GOAL OF THE EXERCISE ▸ Copy out the material below in full, but not its images.
= = = =
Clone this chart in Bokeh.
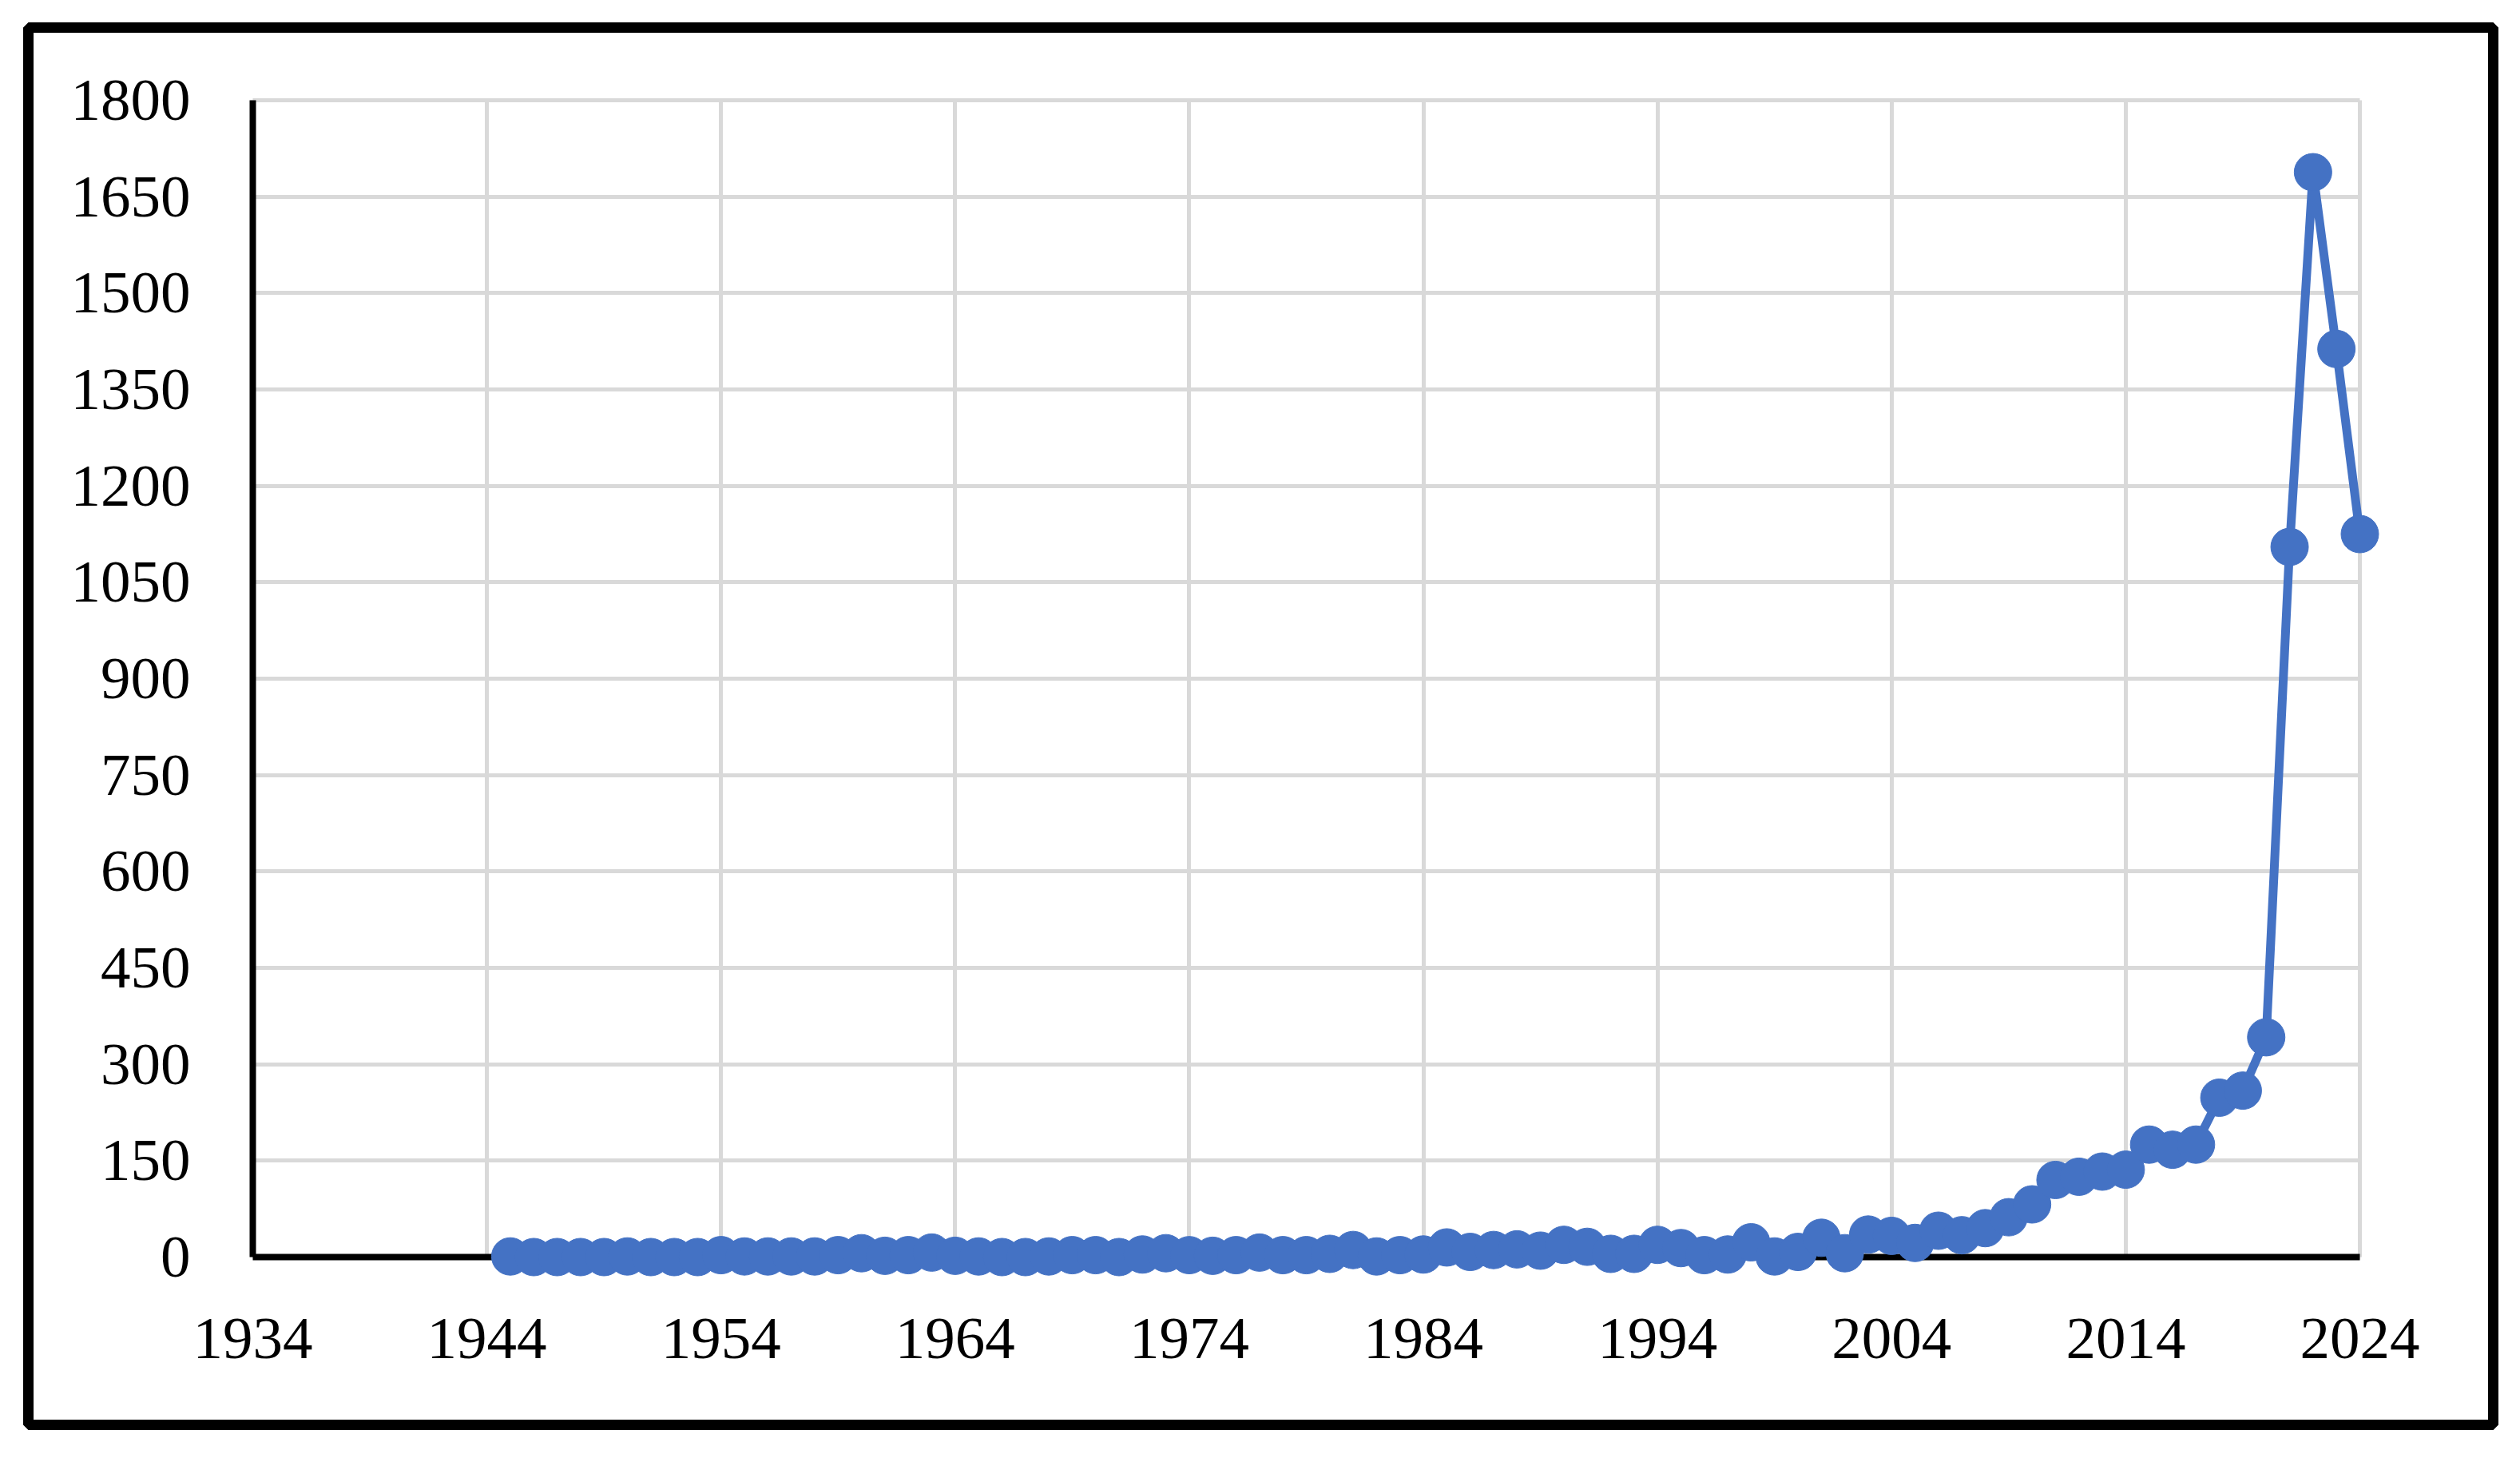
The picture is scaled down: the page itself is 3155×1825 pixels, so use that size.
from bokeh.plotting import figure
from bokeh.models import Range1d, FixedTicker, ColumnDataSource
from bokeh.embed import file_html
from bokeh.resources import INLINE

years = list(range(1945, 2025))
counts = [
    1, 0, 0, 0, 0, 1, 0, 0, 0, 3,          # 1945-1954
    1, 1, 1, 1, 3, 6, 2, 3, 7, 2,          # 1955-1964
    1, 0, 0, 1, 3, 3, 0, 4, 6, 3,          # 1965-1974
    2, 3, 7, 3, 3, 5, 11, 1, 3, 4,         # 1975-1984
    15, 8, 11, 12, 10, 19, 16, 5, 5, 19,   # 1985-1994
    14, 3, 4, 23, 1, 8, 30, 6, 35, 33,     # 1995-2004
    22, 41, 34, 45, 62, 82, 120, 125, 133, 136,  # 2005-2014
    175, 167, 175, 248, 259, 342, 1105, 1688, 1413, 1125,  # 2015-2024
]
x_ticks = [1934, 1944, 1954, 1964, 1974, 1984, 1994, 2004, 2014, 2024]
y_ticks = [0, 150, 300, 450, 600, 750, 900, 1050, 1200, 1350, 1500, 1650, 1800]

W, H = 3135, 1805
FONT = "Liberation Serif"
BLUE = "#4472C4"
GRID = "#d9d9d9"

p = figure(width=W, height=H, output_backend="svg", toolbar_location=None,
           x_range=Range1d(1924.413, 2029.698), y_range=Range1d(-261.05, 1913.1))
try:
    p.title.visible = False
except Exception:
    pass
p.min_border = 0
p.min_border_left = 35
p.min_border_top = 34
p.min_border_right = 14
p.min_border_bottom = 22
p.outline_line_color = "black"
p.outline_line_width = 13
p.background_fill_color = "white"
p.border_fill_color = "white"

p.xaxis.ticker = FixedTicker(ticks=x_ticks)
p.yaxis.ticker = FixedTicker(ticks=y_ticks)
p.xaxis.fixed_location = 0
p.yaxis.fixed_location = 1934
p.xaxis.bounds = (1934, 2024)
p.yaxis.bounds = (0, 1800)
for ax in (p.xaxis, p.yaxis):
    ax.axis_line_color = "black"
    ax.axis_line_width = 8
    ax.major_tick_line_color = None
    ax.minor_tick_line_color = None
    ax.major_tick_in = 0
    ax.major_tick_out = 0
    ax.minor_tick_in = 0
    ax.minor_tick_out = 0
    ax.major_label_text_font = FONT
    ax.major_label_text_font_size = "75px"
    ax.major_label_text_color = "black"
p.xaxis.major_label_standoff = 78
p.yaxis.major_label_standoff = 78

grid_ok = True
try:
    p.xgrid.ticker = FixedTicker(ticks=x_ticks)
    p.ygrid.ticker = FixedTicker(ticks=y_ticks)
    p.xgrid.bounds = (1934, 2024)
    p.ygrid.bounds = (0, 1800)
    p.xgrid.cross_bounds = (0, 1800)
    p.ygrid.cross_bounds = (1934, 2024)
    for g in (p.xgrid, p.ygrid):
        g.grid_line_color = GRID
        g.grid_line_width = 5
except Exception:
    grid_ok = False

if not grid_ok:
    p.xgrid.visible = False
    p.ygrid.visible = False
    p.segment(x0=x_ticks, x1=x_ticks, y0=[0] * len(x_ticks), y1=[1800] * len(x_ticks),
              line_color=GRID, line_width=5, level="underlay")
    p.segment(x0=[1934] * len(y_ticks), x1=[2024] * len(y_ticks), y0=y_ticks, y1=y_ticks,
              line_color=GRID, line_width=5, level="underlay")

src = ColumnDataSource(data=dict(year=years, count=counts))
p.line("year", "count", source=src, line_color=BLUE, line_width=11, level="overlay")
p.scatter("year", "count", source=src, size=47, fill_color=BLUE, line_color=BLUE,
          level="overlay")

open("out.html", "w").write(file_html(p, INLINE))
= = = =
REPLY ▸
Clone this chart in Bokeh.
The picture is scaled down: the page itself is 3155×1825 pixels, so use that size.
from bokeh.plotting import figure
from bokeh.models import Range1d, FixedTicker, ColumnDataSource
from bokeh.embed import file_html
from bokeh.resources import INLINE

years = list(range(1945, 2025))
counts = [
    1, 0, 0, 0, 0, 1, 0, 0, 0, 3,          # 1945-1954
    1, 1, 1, 1, 3, 6, 2, 3, 7, 2,          # 1955-1964
    1, 0, 0, 1, 3, 3, 0, 4, 6, 3,          # 1965-1974
    2, 3, 7, 3, 3, 5, 11, 1, 3, 4,         # 1975-1984
    15, 8, 11, 12, 10, 19, 16, 5, 5, 19,   # 1985-1994
    14, 3, 4, 23, 1, 8, 30, 6, 35, 33,     # 1995-2004
    22, 41, 34, 45, 62, 82, 120, 125, 133, 136,  # 2005-2014
    175, 167, 175, 248, 259, 342, 1105, 1688, 1413, 1125,  # 2015-2024
]
x_ticks = [1934, 1944, 1954, 1964, 1974, 1984, 1994, 2004, 2014, 2024]
y_ticks = [0, 150, 300, 450, 600, 750, 900, 1050, 1200, 1350, 1500, 1650, 1800]

W, H = 3135, 1805
FONT = "Liberation Serif"
BLUE = "#4472C4"
GRID = "#d9d9d9"

p = figure(width=W, height=H, output_backend="svg", toolbar_location=None,
           x_range=Range1d(1924.413, 2029.698), y_range=Range1d(-261.05, 1913.1))
try:
    p.title.visible = False
except Exception:
    pass
p.min_border = 0
p.min_border_left = 35
p.min_border_top = 34
p.min_border_right = 14
p.min_border_bottom = 22
p.outline_line_color = "black"
p.outline_line_width = 13
p.background_fill_color = "white"
p.border_fill_color = "white"

p.xaxis.ticker = FixedTicker(ticks=x_ticks)
p.yaxis.ticker = FixedTicker(ticks=y_ticks)
p.xaxis.fixed_location = 0
p.yaxis.fixed_location = 1934
p.xaxis.bounds = (1934, 2024)
p.yaxis.bounds = (0, 1800)
for ax in (p.xaxis, p.yaxis):
    ax.axis_line_color = "black"
    ax.axis_line_width = 8
    ax.major_tick_line_color = None
    ax.minor_tick_line_color = None
    ax.major_tick_in = 0
    ax.major_tick_out = 0
    ax.minor_tick_in = 0
    ax.minor_tick_out = 0
    ax.major_label_text_font = FONT
    ax.major_label_text_font_size = "75px"
    ax.major_label_text_color = "black"
p.xaxis.major_label_standoff = 78
p.yaxis.major_label_standoff = 78

grid_ok = True
try:
    p.xgrid.ticker = FixedTicker(ticks=x_ticks)
    p.ygrid.ticker = FixedTicker(ticks=y_ticks)
    p.xgrid.bounds = (1934, 2024)
    p.ygrid.bounds = (0, 1800)
    p.xgrid.cross_bounds = (0, 1800)
    p.ygrid.cross_bounds = (1934, 2024)
    for g in (p.xgrid, p.ygrid):
        g.grid_line_color = GRID
        g.grid_line_width = 5
except Exception:
    grid_ok = False

if not grid_ok:
    p.xgrid.visible = False
    p.ygrid.visible = False
    p.segment(x0=x_ticks, x1=x_ticks, y0=[0] * len(x_ticks), y1=[1800] * len(x_ticks),
              line_color=GRID, line_width=5, level="underlay")
    p.segment(x0=[1934] * len(y_ticks), x1=[2024] * len(y_ticks), y0=y_ticks, y1=y_ticks,
              line_color=GRID, line_width=5, level="underlay")

src = ColumnDataSource(data=dict(year=years, count=counts))
p.line("year", "count", source=src, line_color=BLUE, line_width=11, level="overlay")
p.scatter("year", "count", source=src, size=47, fill_color=BLUE, line_color=BLUE,
          level="overlay")

open("out.html", "w").write(file_html(p, INLINE))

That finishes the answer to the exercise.